В начале марта 1805 года матушка моя узнала с превеликою радостью, что Симан переводится в Порто, в тюрьму Кассационного суда, для чего пришлось преодолеть немало препон, воздвигнутых стараниями истцов, а именно, Тадеу де Албукерке и сестер убитого.
Затем...»
В этом месте мы оборвем извлечение из письма, дабы при изложении событий не забегать вперед, ибо повествовательное искусство требует связности и последовательности.
Симан Ботельо встретил день суда, сохранив твердость духа. Он сел на скамью подсудимых; ни адвоката, ни свидетелей защиты не было. На вопросы отвечал он с тем же холодным спокойствием, с которым отвечал судье. Когда ему пришлось объяснить причину преступления, он изложил ее со всей честностью, не произнеся имени Терезы де Албукерке. Когда же обвинитель произнес ее имя, Симан Ботельо, резко вскочив с места, воскликнул:
— К чему поминать имя сеньоры в этом притоне позора и крови? Каким ничтожеством надобно быть обвинителю, если ему мало признания преступника и он не может доказать, что требуется палач, не запятнав доброго имени женщины? Обвинение мне предъявлено: я сам предъявил его себе; теперь слово за кодексами, и пусть умолкнет презренный, коль скоро он не в состоянии предъявить обвинение, не примешав к нему клеветы.
Судья приказал юноше замолчать. Симан сел, пробормотав:
— Все вы — ничтожества!
Преступник выслушал приговор: смертная казнь через повешение на виселице, воздвигнутой на месте преступления. В то же мгновение в зале послышались душераздирающие вопли. Симан обернулся к толпе и промолвил:
— Вы скоро насладитесь прекрасным зрелищем, сеньоры! Виселица — единственный праздник народа! Уведите отсюда бедняжку, что плачет: она — единственное существо, для которого муки мои не будут развлечением.
Мариану на руках отнесли в домик близ тюрьмы, где она жила последнее время. Могучие руки, на которых она покоилась, были руками ее отца.
По пути из здания суда в тюрьму Симан Ботельо, шагавший упругой походкой полного сил восемнадцатилетнего юноши, слышал такого рода замечания:
— На какой день назначена казнь?
— Поделом ему! Заплатит за муки тех, кто без вины был повешен по приказу его батюшки.
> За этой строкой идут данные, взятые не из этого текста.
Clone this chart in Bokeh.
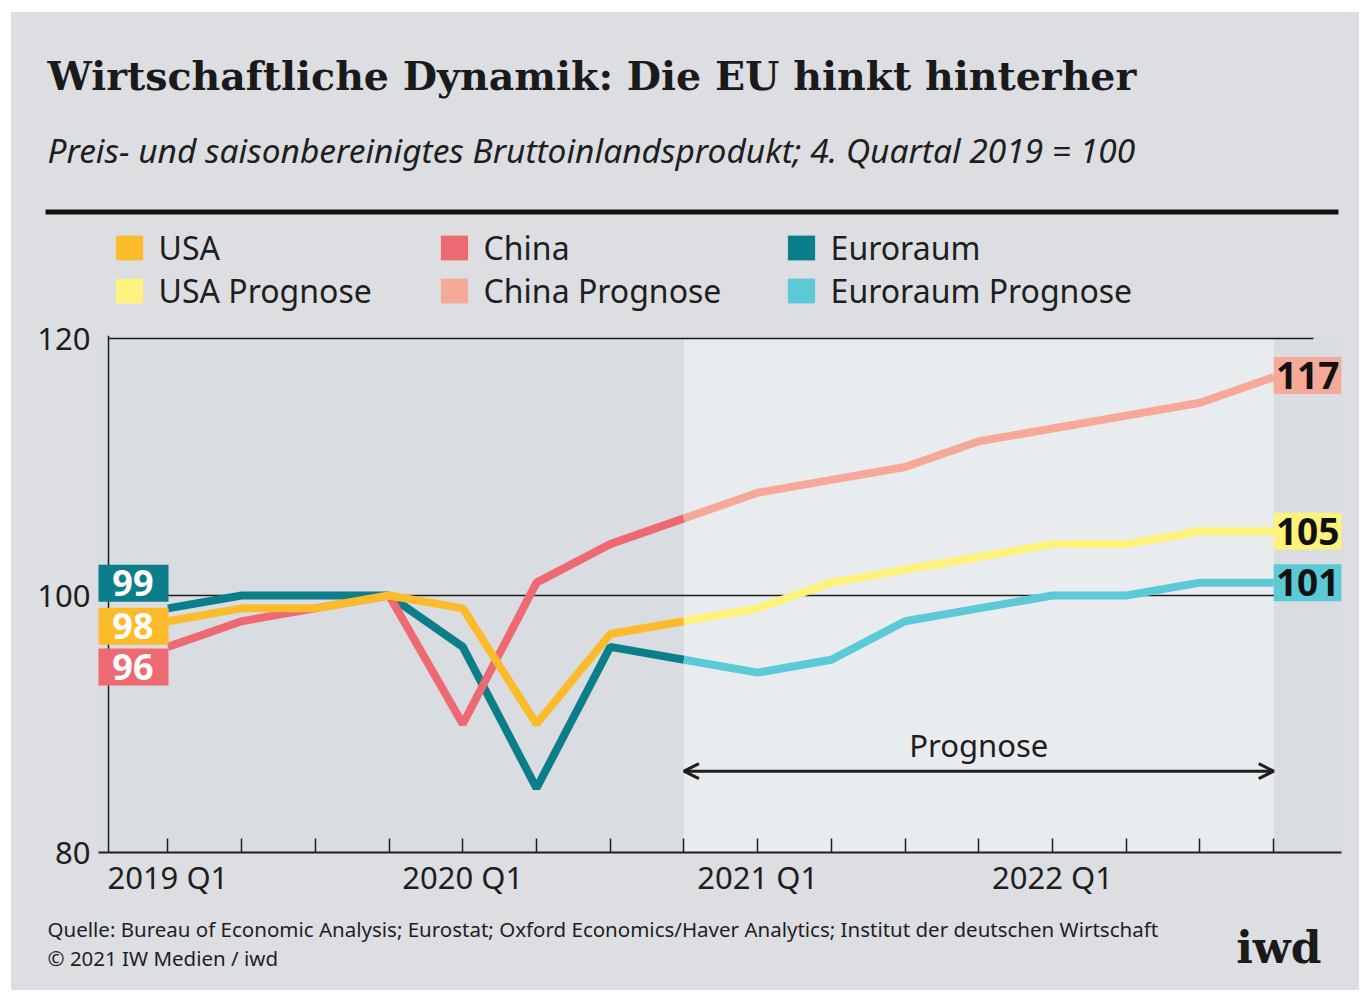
import numpy as np
from bokeh.plotting import figure
from bokeh.layouts import column
from bokeh.models import (Range1d, BoxAnnotation, Span, Label, Legend, LegendItem,
                          FixedTicker, Arrow, OpenHead)
from bokeh.embed import file_html
from bokeh.resources import INLINE

# ---------------- data ----------------
quarters = ["2019 Q1", "2019 Q2", "2019 Q3", "2019 Q4",
            "2020 Q1", "2020 Q2", "2020 Q3", "2020 Q4",
            "2021 Q1", "2021 Q2", "2021 Q3", "2021 Q4",
            "2022 Q1", "2022 Q2", "2022 Q3", "2022 Q4"]
usa = [98, 99, 99, 100, 99, 90, 97, 98]
china = [96, 98, 99, 100, 90, 101, 104, 106]
euro = [99, 100, 100, 100, 96, 85, 96, 95]
usa_prog = [98, 99, 101, 102, 103, 104, 104, 105, 105]
china_prog = [106, 108, 109, 110, 112, 113, 114, 115, 117]
euro_prog = [95, 94, 95, 98, 99, 100, 100, 101, 101]
y_ticks = [80, 100, 120]
forecast_start = 7   # index of 2020 Q4
forecast_end = 15    # index of 2022 Q4

C_USA, C_USA_P = "#fbbb2a", "#fdf27b"
C_CN, C_CN_P = "#ee6a73", "#f6a899"
C_EU, C_EU_P = "#0b7e89", "#5bc9d6"
TXT = "#1e1e1e"
FONT = "Noto Sans"
OUTER = "#dcdee2"

W = 1348
PX0, PY0 = 11, 12          # page position of the grey card


def no_align(f):
    try:
        f.frame_align = False
    except Exception:
        pass


def panel(height, top):
    f = figure(width=W, height=height, title=None, output_backend="svg", toolbar_location=None,
               x_range=Range1d(PX0, PX0 + W), y_range=Range1d(top + height, top),
               min_border=0, background_fill_color=OUTER, border_fill_color=OUTER,
               outline_line_color=None)
    f.axis.visible = False
    f.grid.visible = False
    no_align(f)
    return f

# ---------------- header ----------------
HEAD_H = 300
head = panel(HEAD_H, PY0)
head.add_layout(Label(x=47, y=75, text="Wirtschaftliche Dynamik: Die EU hinkt hinterher",
                      text_font="DejaVu Serif", text_font_style="bold", text_font_size="39.5px",
                      text_color="#1a1a1a", text_baseline="middle"))
head.add_layout(Label(x=47, y=149,
                      text="Preis- und saisonbereinigtes Bruttoinlandsprodukt; 4. Quartal 2019 = 100",
                      text_font=FONT, text_font_style="italic", text_font_size="33.5px",
                      text_color=TXT, text_baseline="middle"))
head.add_layout(BoxAnnotation(left=45, right=1338, top=209, bottom=214,
                              fill_color="#111111", fill_alpha=1, line_color=None))


def swatch(fig, color):
    # legend proxy: one NaN point, never visible in the plot area
    return fig.rect(x=np.array([np.nan]), y=np.array([np.nan]), width=1, height=1,
                    fill_color=color, line_color=None)


legend_cols = [
    [("USA", C_USA), ("USA Prognose", C_USA_P)],
    [("China", C_CN), ("China Prognose", C_CN_P)],
    [("Euroraum", C_EU), ("Euroraum Prognose", C_EU_P)],
]
legend_x = [100.6, 425.6, 772.6]
for col, lx in zip(legend_cols, legend_x):
    items = [LegendItem(label=name, renderers=[swatch(head, c)]) for name, c in col]
    lg = Legend(items=items, location=(lx, 0), orientation="vertical",
                glyph_width=34, glyph_height=31, label_standoff=13, spacing=-1,
                padding=0, margin=0, border_line_color=None, background_fill_alpha=0,
                label_text_font=FONT, label_text_font_size="32px", label_text_color=TXT)
    head.add_layout(lg, "center")

# ---------------- main chart ----------------
MAIN_TOP = PY0 + HEAD_H          # 312
MAIN_H = 593
ML, MR, MT, MB = 87, 18, 23, 53
FW, FH = W - ML - MR, MAIN_H - MT - MB
PPX, PPY = 73.72, 12.85           # pixels per quarter / per index point
X0 = -(167.4 - 98) / PPX
X1 = X0 + FW / PPX
Y0 = 80
Y1 = Y0 + FH / PPY
AXIS_X = X0 + 10 / PPX            # y-axis line position (10 px inside frame)

p = figure(width=W, height=MAIN_H, x_range=Range1d(X0, X1), y_range=Range1d(Y0, Y1),
           title=None, output_backend="svg", toolbar_location=None,
           min_border_left=ML, min_border_right=MR, min_border_top=MT, min_border_bottom=MB,
           background_fill_color="#d9dce1", border_fill_color=OUTER,
           outline_line_color=None)
p.grid.visible = False
no_align(p)

xi = list(range(len(quarters)))
p.xaxis.ticker = FixedTicker(ticks=xi)
p.xaxis.major_label_overrides = {i: (q if q.endswith("Q1") else "") for i, q in zip(xi, quarters)}
p.xaxis.major_tick_in = 14
p.xaxis.major_tick_out = 0
p.xaxis.minor_tick_line_color = None
p.xaxis.axis_line_width = 2
p.xaxis.major_tick_line_width = 1.5
p.xaxis.axis_line_color = TXT
p.xaxis.major_tick_line_color = TXT
p.xaxis.major_label_text_font = FONT
p.xaxis.major_label_text_font_size = "31px"
p.xaxis.major_label_text_color = TXT
p.xaxis.major_label_standoff = 3

p.yaxis.ticker = FixedTicker(ticks=y_ticks)
p.yaxis.major_tick_in = 0
p.yaxis.major_tick_out = 0
p.yaxis.minor_tick_line_color = None
p.yaxis.axis_line_color = None
p.yaxis.major_label_text_font = FONT
p.yaxis.major_label_text_font_size = "31px"
p.yaxis.major_label_text_color = TXT
p.yaxis.major_label_standoff = 8

# forecast shading + reference lines
p.add_layout(BoxAnnotation(left=forecast_start, right=forecast_end, top=120,
                           fill_color="#e9ecee", fill_alpha=1, line_color=None, level="underlay"))
p.add_layout(Span(location=100, dimension="width", line_color=TXT, line_width=1.5, level="underlay"))
p.segment(x0=[AXIS_X], y0=[120], x1=[X1 - 28 / PPX], y1=[120], line_color=TXT, line_width=1.5)

# lines
hist_x = xi[:len(usa)]
prog_x = xi[forecast_start:]
LW = 8
p.line(hist_x, euro, line_color=C_EU, line_width=LW)
p.line(hist_x, china, line_color=C_CN, line_width=LW)
p.line(hist_x, usa, line_color=C_USA, line_width=LW)
p.line(prog_x, china_prog, line_color=C_CN_P, line_width=LW)
p.line(prog_x, usa_prog, line_color=C_USA_P, line_width=LW)
p.line(prog_x, euro_prog, line_color=C_EU_P, line_width=LW)

# y-axis line
p.add_layout(Span(location=AXIS_X, dimension="height", line_color=TXT, line_width=1.5))

# value boxes
BOX_H = 37
left_specs = [(euro[0], C_EU, 25), (usa[0], C_USA, -5), (china[0], C_CN, -20)]
for v, c, off in left_specs:
    cy = v + off / PPY
    p.add_layout(BoxAnnotation(left=hist_x[0] - 70 / PPX, right=hist_x[0] + 0.6 / PPX,
                               bottom=cy - BOX_H / 2 / PPY, top=cy + BOX_H / 2 / PPY,
                               fill_color=c, fill_alpha=1, line_color=None))
    p.add_layout(Label(x=hist_x[0] - 35 / PPX, y=cy, text=f"{v}", text_align="center",
                       text_baseline="middle", text_font=FONT, text_font_style="bold",
                       text_font_size="36px", text_color="white"))

right_specs = [(china_prog[-1], C_CN_P, 1.5), (usa_prog[-1], C_USA_P, 0), (euro_prog[-1], C_EU_P, 0)]
for v, c, off in right_specs:
    cy = v + off / PPY
    p.add_layout(BoxAnnotation(left=prog_x[-1], right=prog_x[-1] + 68 / PPX,
                               bottom=cy - BOX_H / 2 / PPY, top=cy + BOX_H / 2 / PPY,
                               fill_color=c, fill_alpha=1, line_color=None))
    p.add_layout(Label(x=prog_x[-1] + 34 / PPX, y=cy, text=f"{v}", text_align="center",
                       text_baseline="middle", text_font=FONT, text_font_style="bold",
                       text_font_size="37px", text_color="#111111"))

# Prognose arrow
ARROW_Y = 86.33
p.add_layout(Arrow(x_start=forecast_start, x_end=forecast_end, y_start=ARROW_Y, y_end=ARROW_Y,
                   line_width=3, line_color=TXT,
                   start=OpenHead(size=15, line_width=3, line_color=TXT),
                   end=OpenHead(size=15, line_width=3, line_color=TXT)))
p.add_layout(Label(x=(forecast_start + forecast_end) / 2, y=ARROW_Y + 2.0, text="Prognose",
                   text_align="center", text_baseline="middle", text_font=FONT,
                   text_font_size="31px", text_color=TXT))

# ---------------- footer ----------------
FOOT_TOP = MAIN_TOP + MAIN_H     # 905
FOOT_H = 85
foot = panel(FOOT_H, FOOT_TOP)
foot.add_layout(Label(x=47, y=928,
                      text="Quelle: Bureau of Economic Analysis; Eurostat; Oxford Economics/Haver Analytics; Institut der deutschen Wirtschaft",
                      text_font=FONT, text_font_size="20.5px", text_color=TXT, text_baseline="middle"))
foot.add_layout(Label(x=47, y=957, text="© 2021 IW Medien / iwd",
                      text_font=FONT, text_font_size="20.5px", text_color=TXT, text_baseline="middle"))
foot.add_layout(Label(x=1321, y=947, text="iwd", text_font="DejaVu Serif", text_font_style="bold",
                      text_font_size="44px", text_color="#1a1a1a", text_align="right",
                      text_baseline="middle"))

layout = column(head, p, foot, spacing=0, margin=(PY0, 0, 0, PX0),
                styles={"background-color": OUTER})
open("out.html", "w").write(file_html(layout, INLINE))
— Палил — пуль не жалел, лишь бы заполучить богатую барышню!
— Да ведь у них, у фидалго, одно на уме, чуть что — и убьет!..
— Убил бы бедняка, сидел бы себе дома, уж поверь!
— И это правда!
— А идет-то как — ишь голову задрал!
— Пускай себе, ужо понурится, когда повиснет в петле!..
— Говорят, палач вот-вот пожалует.
— Вчера ночью пожаловал, а при нем два ножа, в чепец бабий завернуты.
— Сам видел?
— Нет, кума сказала, а той сказывала соседка зятя сестры, а прячется он в тюрьме.
— Мелюзгу-то свою приведешь поглядеть, как будет он мучиться?
— А как же! Такого урока нельзя упускать.
— Я уже раза три, сдается, видал, как вешают, и всех за убийство.